I also felt a lot of resentment when Hank Green launched Subbable. I had tried really hard to get into a conversation with him, because I thought he should love Gittip. But you know what? Gittip is tiny now and was tinier then. We weren’t what he wanted, and what does Hank Green owe me?

Heck, I can feel resentful of David, if I want to. I was also working on project management software and a web framework in 2004. Why does he have 95,000 Twitter followers and I don’t? Why is he filthy rich and I’m not?

But my point is that my resentment of David (or Subbable, or Patreon, or …) is my problem. Why let it distract me from building Gittip? Instead, I try to channel my resentments into making Gittip better. I see this as a form of healthy competition, which exists for me within an underlying framework of collaboration, because everything I’m working so hard to build, I’m giving away for free as my own “first gift.”

Join a Team

The Teams feature on Gittip is where we’re seeing resentment worked out in starkest relief. The way the feature works is that individuals get added to a group account, and then each takes a share of the money given to the group each week. Takes are public, but only you can set your take, not even the owner of the group can do that for you (they can only add or remove you). What’s been fascinating to observe is how a person’s take turns out to be the expression of the balance point between their resentment for not making enough, and their guilt at taking too much. The social structure of the group emerges from the self-determination of the individual in a set of monetary numbers, rather than being imposed externally on the individual.

We’ve already gone through one mildly heated conversation about money within the Gittip team, and the system worked: resentments were aired and addressed, and the money readjusted to reflect the new social balance we achieved together. It was a team-strengthening exercise. The Team take system works for Gittip because the Gittip team is healthy and full of trust. In the case of a healthy team, the take system actually reinforces trust: it’s a virtuous cycle.

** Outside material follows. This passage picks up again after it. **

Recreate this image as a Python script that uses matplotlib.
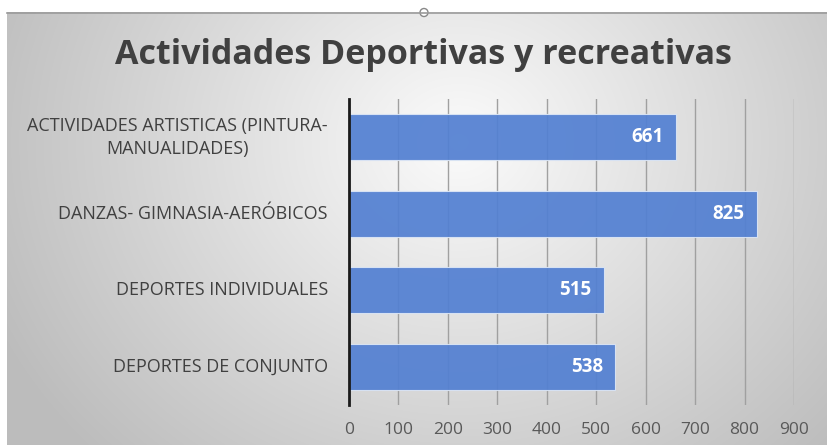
import numpy as np
import matplotlib
matplotlib.use("Agg")
import matplotlib.pyplot as plt

categories = ["ACTIVIDADES ARTISTICAS (PINTURA-\nMANUALIDADES)",
              "DANZAS- GIMNASIA-AERÓBICOS",
              "DEPORTES INDIVIDUALES",
              "DEPORTES DE CONJUNTO"]
values = [661, 825, 515, 538]
xticks = [0, 100, 200, 300, 400, 500, 600, 700, 800, 900]
title = "Actividades Deportivas y recreativas"

W, H = 828, 445
fig = plt.figure(figsize=(W / 100, H / 100), dpi=100)
fig.patch.set_facecolor("white")

# background gradient panel
bg = fig.add_axes([0, 0, 1, 1], zorder=0)
bg.set_xlim(0, W)
bg.set_ylim(H, 0)
bg.axis("off")
yy, xx = np.mgrid[0:H - 12, 0:W - 7]
cx, cy = (W - 7) * 0.55, (H - 12) * 0.3
r = np.sqrt(((xx - cx) / (W * 0.55)) ** 2 + ((yy - cy) / (H * 0.9)) ** 2)
val = np.clip(0.985 - 0.22 * r, 0.74, 0.985)
img = np.dstack([val, val, val])
bg.imshow(img, extent=(7, W, H, 12), aspect="auto", interpolation="bilinear")
bg.plot([7, W], [12.5, 12.5], color="#9a9a9a", lw=1.2)
bg.add_patch(plt.Circle((424, 12.5), 4, facecolor="white", edgecolor="#888888", lw=1))

left, right = 349 / W, 794 / W
bottom, top = 1 - 405 / H, 1 - 99 / H
ax = fig.add_axes([left, bottom, right - left, top - bottom], zorder=1)
ax.patch.set_alpha(0)

px_per_unit = (794 - 349) / 900
y = np.arange(len(categories))
ax.barh(y, values, height=0.6, color="#5380d2", alpha=0.93, edgecolor="#dce6f5",
        lw=0.8, zorder=3)
for yi, v in zip(y, values):
    ax.text(v - 12 / px_per_unit, yi, str(v), ha="right", va="center",
            color="white", fontsize=13.5, fontweight="bold", family="Open Sans", zorder=4)

ax.set_xlim(0, 900)
ax.set_ylim(len(categories) - 0.5, -0.5)
ax.set_xticks(xticks)
ax.set_xticklabels([str(t) for t in xticks], family="Open Sans", fontsize=12.5, color="#595959")
ax.tick_params(axis="x", length=0, pad=12)
ax.set_yticks(y)
ax.set_yticklabels([])
ax.tick_params(axis="y", length=0)
for yi, c in zip(y, categories):
    ax.text(-21 / px_per_unit, yi, c, ha="right", va="center", family="Open Sans",
            fontsize=13, color="#404040", multialignment="center", linespacing=1.35)

ax.grid(axis="x", color="#a0a0a0", lw=1, zorder=0)
for s in ["top", "right", "bottom"]:
    ax.spines[s].set_visible(False)
ax.spines["left"].set_color("#1a1a1a")
ax.spines["left"].set_linewidth(2)
ax.spines["left"].set_zorder(5)

fig.text(423 / W, 1 - 55 / H, title, ha="center", va="center", fontsize=24.5,
         fontweight="bold", family="Open Sans", color="#404040")

fig.savefig("out.png", dpi=100)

In addition to showing the power of personal relationships to resolve resentment, the Teams feature is Gittip’s best answer to anyone who feels that Gittip is just a popularity contest. If you resent someone for making more money than you do on Gittip, then get to work! Find your own intrinsic motivation, give your own “first gift” to society. And if you’re not the type to build a personal brand, then join a Gittip Team! Teams are open to all! If you resent others on Gittip, then jump, and see if the net doesn’t appear.